THE MILLIONAIRE NEXT DOOR: SURPRISING SECRETS OF AMERICA’S WEALTHY
THOMAS J STANLEY & WILLIAM D DANKO
The financial independence and frugality movements have gained quite a bit of mainstream traction in the last five years or so, as evidenced by the growing number of articles, interviews, editorials, and blogs dedicated to the subject.
However, the idea that living below your means and investing your surplus money is the surest path to wealth isn’t a new one. Rather, it’s a concept that has been around for a long time that has recently been rediscovered by a new generation.
One of the foundational texts of this movement is Thomas Stanley and William Danko’s 1996 classic The Millionaire Next Door.
When conducting research on the lifestyles of high net worth individuals in order to more effectively market to them, the authors discovered some unexpected things. Many wealthy individuals and families did not live in exclusive, high-end neighborhoods in expensive houses. Further, they did not drive luxury cars, wear designer clothing or jewelry, nor engage in other lifestyle behaviors that flaunted their wealth.
Conversely, they found that most folks living in upscale neighborhoods with all of the outward appearances of wealth were, in reality, not very wealthy at all. Many of these people earned high incomes, but due to a high-consumption lifestyle, were unable to save any significant portion of the money they earned. In fact, many outspent their income each year and relied on debt or subsidies from parents to maintain their lifestyle.
If you make a good income each year and spend it all, you are not getting wealthier. You are just living high. Wealth is what you accumulate, not what you spend.”
The Millionaire Next Door
The difference in attitude between frugal-yet-wealthy types and the high-earner/high spenders was especially fascinating.
The wealthy say things like “it’s better to have money than to look like you have money,” and are mostly concerned with what they can achieve in both their personal and business life. They plan ahead for rough economic times, and place a high value on being prepared.
High-income but low net worth people are overly concerned with how others perceive them. Often these are highly paid professionals who feel that their home, cars, and clothing must meet a certain standard expected of someone in their field. They feel continual pressure to “keep up” with other high earners in their offices and neighborhoods. This frequently results in little to no savings. They don’t plan for the future because they assume they will always be able to earn a high income.
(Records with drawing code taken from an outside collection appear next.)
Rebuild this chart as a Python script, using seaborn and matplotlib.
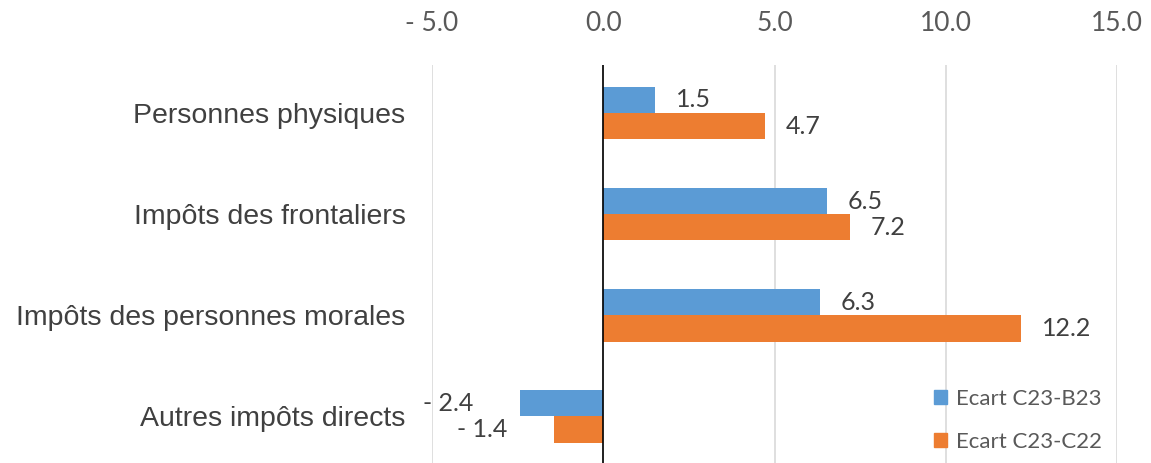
import pandas as pd
import matplotlib
matplotlib.use('Agg')
import matplotlib.pyplot as plt
import matplotlib.ticker as mticker
from matplotlib.patches import Patch
import seaborn as sns

# données
categories = ['Personnes physiques', 'Impôts des frontaliers',
              'Impôts des personnes morales', 'Autres impôts directs']
ecart_b23 = [1.52, 6.54, 6.33, -2.44]
ecart_c22 = [4.73, 7.2, 12.2, -1.45]
series = ['Ecart C23-B23', 'Ecart C23-C22']
colors = ['#5B9BD5', '#ED7D31']

data = pd.DataFrame({
    'categorie': categories * 2,
    'serie': [series[0]] * 4 + [series[1]] * 4,
    'valeur': ecart_b23 + ecart_c22,
})

sns.set_style("white")
plt.rcParams['font.family'] = ['Lato', 'DejaVu Sans']

fig = plt.figure(figsize=(11.51, 4.63), dpi=100)
ax = fig.add_axes([0.3753, 0.0, 0.5952, 0.8596])

sns.barplot(data=data, y='categorie', x='valeur', hue='serie', orient='h',
            palette=colors, saturation=1, width=0.52, gap=0, linewidth=0,
            ax=ax, legend=False)

ax.set_xlim(-5, 15)
ax.set_ylim(3.46, -0.475)
ax.set_xticks([-5, 0, 5, 10, 15])
ax.xaxis.set_major_formatter(mticker.FuncFormatter(
    lambda v, p: f"- {abs(v):.1f}" if v < 0 else f"{v:.1f}"))
ax.xaxis.tick_top()
ax.tick_params(axis='x', length=0, pad=21, labelsize=19, labelcolor='#595959')
ax.tick_params(axis='y', length=0, pad=19, labelsize=20.5, labelcolor='#404040')
for lbl in ax.get_yticklabels():
    lbl.set_family(['Liberation Sans', 'DejaVu Sans'])
ax.set_xlabel('')
ax.set_ylabel('')
ax.grid(axis='x', color='#D9D9D9', linewidth=1.2)
ax.set_axisbelow(True)
for s in ax.spines.values():
    s.set_visible(False)
ax.axvline(0, color='black', linewidth=1.2, zorder=3)

# étiquettes
def fmt(v):
    return f"- {abs(v):.1f}" if v < 0 else f"{v:.1f}"

for bars in ax.containers:
    for rect in bars:
        v = rect.get_width()
        yc = rect.get_y() + rect.get_height() / 2
        if v >= 0:
            ax.annotate(fmt(v), (v, yc), xytext=(15, 0), textcoords='offset points',
                        ha='left', va='center', fontsize=18, color='#404040')
        else:
            ax.annotate(fmt(v), (v, yc), xytext=(-33, 0), textcoords='offset points',
                        ha='right', va='center', fontsize=18, color='#404040')

handles = [Patch(color=c, label=s) for c, s in zip(colors, series)]
fig.legend(handles=handles, loc='lower right', bbox_to_anchor=(0.975, -0.02),
           frameon=False, fontsize=16, labelcolor='#595959',
           handlelength=0.6, handleheight=0.6, handletextpad=0.4, labelspacing=1.05)

plt.savefig('out.png', dpi=100)
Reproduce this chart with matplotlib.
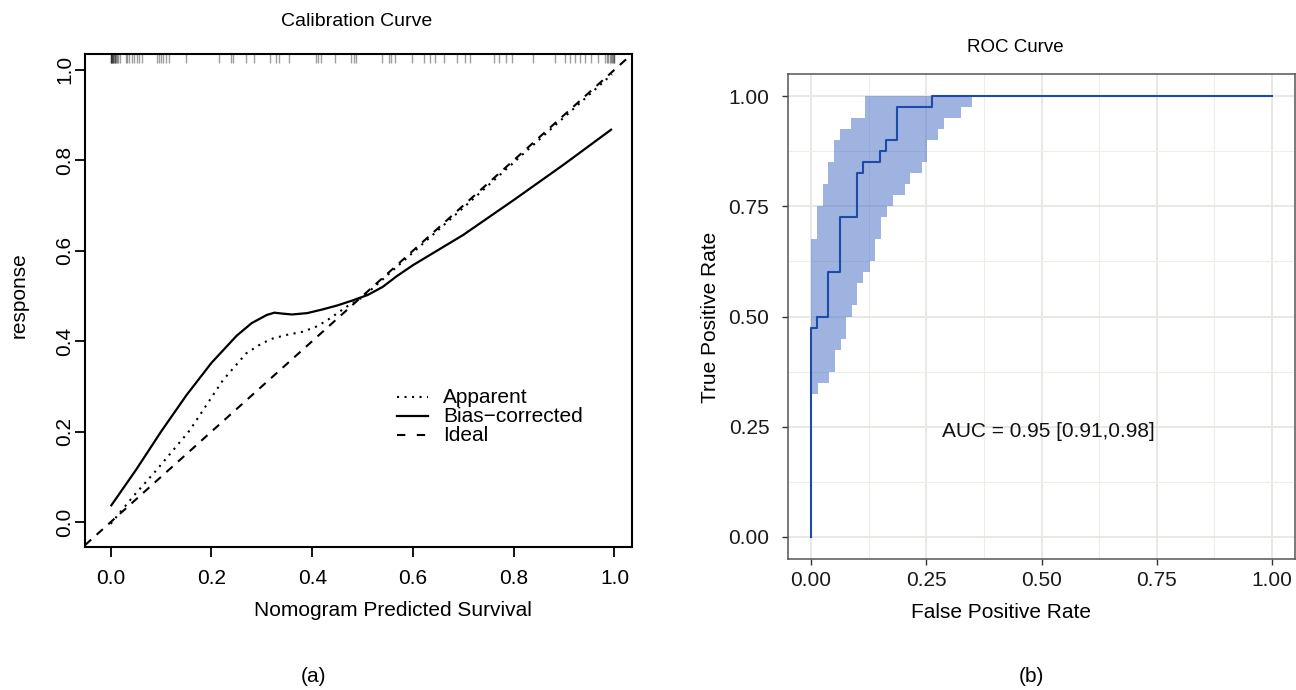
import numpy as np
import matplotlib
matplotlib.use("Agg")
import matplotlib.pyplot as plt

plt.rcParams['font.family'] = ['Liberation Sans', 'DejaVu Sans']

# ---------------- Calibration curve data ----------------
apparent_x = [0.0, 0.044, 0.091, 0.157, 0.223, 0.269, 0.300, 0.322, 0.350, 0.382, 0.410,
              0.435, 0.468, 0.500, 0.600, 0.700, 0.800, 0.900, 0.995]
apparent_y = [-0.004, 0.056, 0.115, 0.203, 0.314, 0.373, 0.395, 0.406, 0.414, 0.421, 0.433,
              0.450, 0.476, 0.497, 0.596, 0.695, 0.795, 0.895, 0.990]

bias_x = [0.0, 0.05, 0.10, 0.15, 0.20, 0.25, 0.28, 0.31, 0.325, 0.34, 0.36, 0.39, 0.42,
          0.45, 0.48, 0.51, 0.54, 0.567, 0.60, 0.70, 0.80, 0.90, 0.995]
bias_y = [0.035, 0.115, 0.200, 0.280, 0.352, 0.412, 0.440, 0.458, 0.463, 0.461, 0.459,
          0.462, 0.470, 0.479, 0.490, 0.502, 0.520, 0.543, 0.568, 0.635, 0.712, 0.791, 0.869]

rug_pred = [0.000, 0.000, 0.001, 0.002, 0.003, 0.004, 0.005, 0.006, 0.008, 0.009, 0.010,
            0.012, 0.014, 0.018, 0.030, 0.033, 0.037, 0.042, 0.047, 0.052, 0.057, 0.063,
            0.091, 0.095, 0.100, 0.104, 0.109, 0.115, 0.150, 0.215, 0.238, 0.243, 0.268,
            0.284, 0.317, 0.329, 0.334, 0.354, 0.407, 0.411, 0.417, 0.446, 0.477, 0.483,
            0.487, 0.539, 0.552, 0.557, 0.565, 0.598, 0.621, 0.634, 0.644, 0.661, 0.687,
            0.704, 0.714, 0.760, 0.770, 0.784, 0.796, 0.839, 0.882, 0.902, 0.911, 0.921,
            0.931, 0.941, 0.954, 0.968, 0.981, 0.985, 0.988, 0.991, 0.993, 0.995, 0.997,
            0.999, 1.000]

calib_ticks = [0.0, 0.2, 0.4, 0.6, 0.8, 1.0]
calib_ticklabels = ["0.0", "0.2", "0.4", "0.6", "0.8", "1.0"]
legend_labels = ["Apparent", "Bias\u2212corrected", "Ideal"]

# ---------------- ROC data ----------------
roc_fpr = [0.0, 0.0, 0.0125, 0.0375, 0.0625, 0.1000, 0.1125, 0.1500, 0.1625, 0.1875, 0.2625, 1.0]
roc_tpr = [0.0, 0.475, 0.500, 0.600, 0.725, 0.825, 0.850, 0.875, 0.900, 0.975, 1.000, 1.0]

ci_hi_x = [0.0, 0.0125, 0.025, 0.0375, 0.05, 0.0625, 0.0875, 0.1175]
ci_hi_y = [0.675, 0.750, 0.800, 0.850, 0.900, 0.925, 0.950, 1.000]
ci_lo_x = [0.0, 0.015, 0.039, 0.051, 0.064, 0.076, 0.088, 0.1006, 0.113, 0.127, 0.139,
           0.1525, 0.164, 0.177, 0.204, 0.214, 0.241, 0.251, 0.275, 0.288, 0.326, 0.350]
ci_lo_y = [0.325, 0.350, 0.375, 0.425, 0.450, 0.500, 0.525, 0.575, 0.600, 0.625, 0.675,
           0.725, 0.750, 0.775, 0.800, 0.825, 0.850, 0.900, 0.925, 0.950, 0.975, 1.000]

roc_ticks = [0.0, 0.25, 0.5, 0.75, 1.0]
roc_ticklabels = ["0.00", "0.25", "0.50", "0.75", "1.00"]
auc_text = "AUC = 0.95 [0.91,0.98]"

W, H = 1296, 690
fig = plt.figure(figsize=(W / 100, H / 100), dpi=100)


def px_axes(l, t, r, b):
    return [l / W, 1 - b / H, (r - l) / W, (b - t) / H]


# ================= Left: calibration =================
ax1 = fig.add_axes(px_axes(85, 53.5, 631.6, 547.4))
ax1.set_xlim(-0.051, 1.034)
ax1.set_ylim(-0.056, 1.036)
for s in ax1.spines.values():
    s.set_linewidth(1.5)
    s.set_color('black')

ax1.axline((0, 0), (1, 1), color='black', lw=1.5, dashes=(4, 3.5))
ax1.plot(apparent_x, apparent_y, color='black', lw=1.5, dashes=(1, 2.6))
ax1.plot(bias_x, bias_y, color='black', lw=1.6, solid_capstyle='butt')

ylo, yhi = ax1.get_ylim()
ax1.vlines(rug_pred, yhi - 0.02, yhi, color='black', alpha=0.38, lw=1.0)

ax1.set_xticks(calib_ticks)
ax1.set_xticklabels(calib_ticklabels)
ax1.set_yticks(calib_ticks)
ax1.set_yticklabels(calib_ticklabels, rotation=90, va='center')
ax1.tick_params(axis='both', direction='out', length=7.5, width=1.3, labelsize=15, color='black')
ax1.tick_params(axis='x', pad=8)
ax1.tick_params(axis='y', pad=0)

# legend (base-R style, no box)
tr = ax1.transAxes
rows = [0.3045, 0.266, 0.2275]
ax1.plot([0.571, 0.6275], [rows[0]] * 2, transform=tr, color='black', lw=1.5, dashes=(1, 2.6))
ax1.plot([0.571, 0.6275], [rows[1]] * 2, transform=tr, color='black', lw=1.6)
ax1.plot([0.571, 0.6275], [rows[2]] * 2, transform=tr, color='black', lw=1.5, dashes=(4, 5.5))
for r, lab in zip(rows, legend_labels):
    ax1.text(0.655, r, lab, transform=tr, fontsize=15, va='center', ha='left')

fig.text(357 / W, 1 - 22 / H, "Calibration Curve", ha='center', va='center', fontsize=14)
fig.text(393 / W, 1 - 610 / H, "Nomogram Predicted Survival", ha='center', va='center', fontsize=15)
fig.text(19 / W, 1 - 295 / H, "response", ha='center', va='center', fontsize=15, rotation=90)

# ================= Right: ROC =================
ax2 = fig.add_axes(px_axes(788, 74, 1295, 559))
ax2.set_xlim(-0.05, 1.05)
ax2.set_ylim(-0.05, 1.05)
ax2.set_facecolor('white')
ax2.set_xticks(roc_ticks)
ax2.set_xticklabels(roc_ticklabels)
ax2.set_yticks(roc_ticks)
ax2.set_yticklabels(roc_ticklabels)
ax2.set_xticks([0.125, 0.375, 0.625, 0.875], minor=True)
ax2.set_yticks([0.125, 0.375, 0.625, 0.875], minor=True)
ax2.grid(True, which='major', color='#E6E6E2', lw=1.3)
ax2.grid(True, which='minor', color='#EDEDEA', lw=0.8)
ax2.set_axisbelow(True)
ax2.tick_params(which='minor', length=0)
ax2.tick_params(which='major', direction='out', length=4.5, width=1.0, color='#333333',
                labelsize=15, labelcolor='#1A1A1A')
ax2.tick_params(axis='x', pad=4)
ax2.tick_params(axis='y', pad=9)
for s in ax2.spines.values():
    s.set_linewidth(1.1)
    s.set_color('#555555')

# confidence band
grid_x = np.unique(np.concatenate([ci_hi_x, ci_lo_x, [1.0]]))
hi_idx = np.searchsorted(ci_hi_x, grid_x, side='right') - 1
lo_idx = np.searchsorted(ci_lo_x, grid_x, side='right') - 1
band_hi = np.array(ci_hi_y)[hi_idx]
band_lo = np.array(ci_lo_y)[lo_idx]
ax2.fill_between(grid_x, band_lo, band_hi, step='post', color='#4169C5', alpha=0.5, lw=0)

ax2.step(roc_fpr, roc_tpr, where='post', color='#1E4BA8', lw=1.5)
ax2.text(0.515, 0.24, auc_text, ha='center', va='center', fontsize=15, color='#111111')

fig.text(1015 / W, 1 - 48 / H, "ROC Curve", ha='center', va='center', fontsize=13.5)
fig.text(1001 / W, 1 - 612 / H, "False Positive Rate", ha='center', va='center', fontsize=15)
fig.text(710 / W, 1 - 317 / H, "True Positive Rate", ha='center', va='center', fontsize=15,
         rotation=90)

fig.text(314 / W, 1 - 677 / H, "(a)", ha='center', va='center', fontsize=15)
fig.text(1031 / W, 1 - 677 / H, "(b)", ha='center', va='center', fontsize=15)

fig.savefig("out.png", dpi=100)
Another interesting idea that seems to be mostly missing from the modern financial independence movement is the importance of relationships. Millionaires often have numerous close business and personal relationships with lawyers, tax advisors, contractors, and owners of other businesses.
These reciprocal contacts help boost the wealth of all involved. A tax advisor provides excellent service to a wealthy individual, who then recommends the advisor to all his wealthy friends. A millionaire owner of a paving company paves the lots of a local car dealership at a discount, and thus gets his cars at cost.
Since this book was published in 1996 and based on data mostly from the 1980’s and ‘90’s, some of the information is dated. This was also before the widespread use of the internet, which has increased opportunity for entrepreneurs and made it easier than ever to invest.
However, the concepts in the book remain solid, and very worthwhile for anyone struggling with money, or even those who are doing ok, but want to take their wealth to the next level.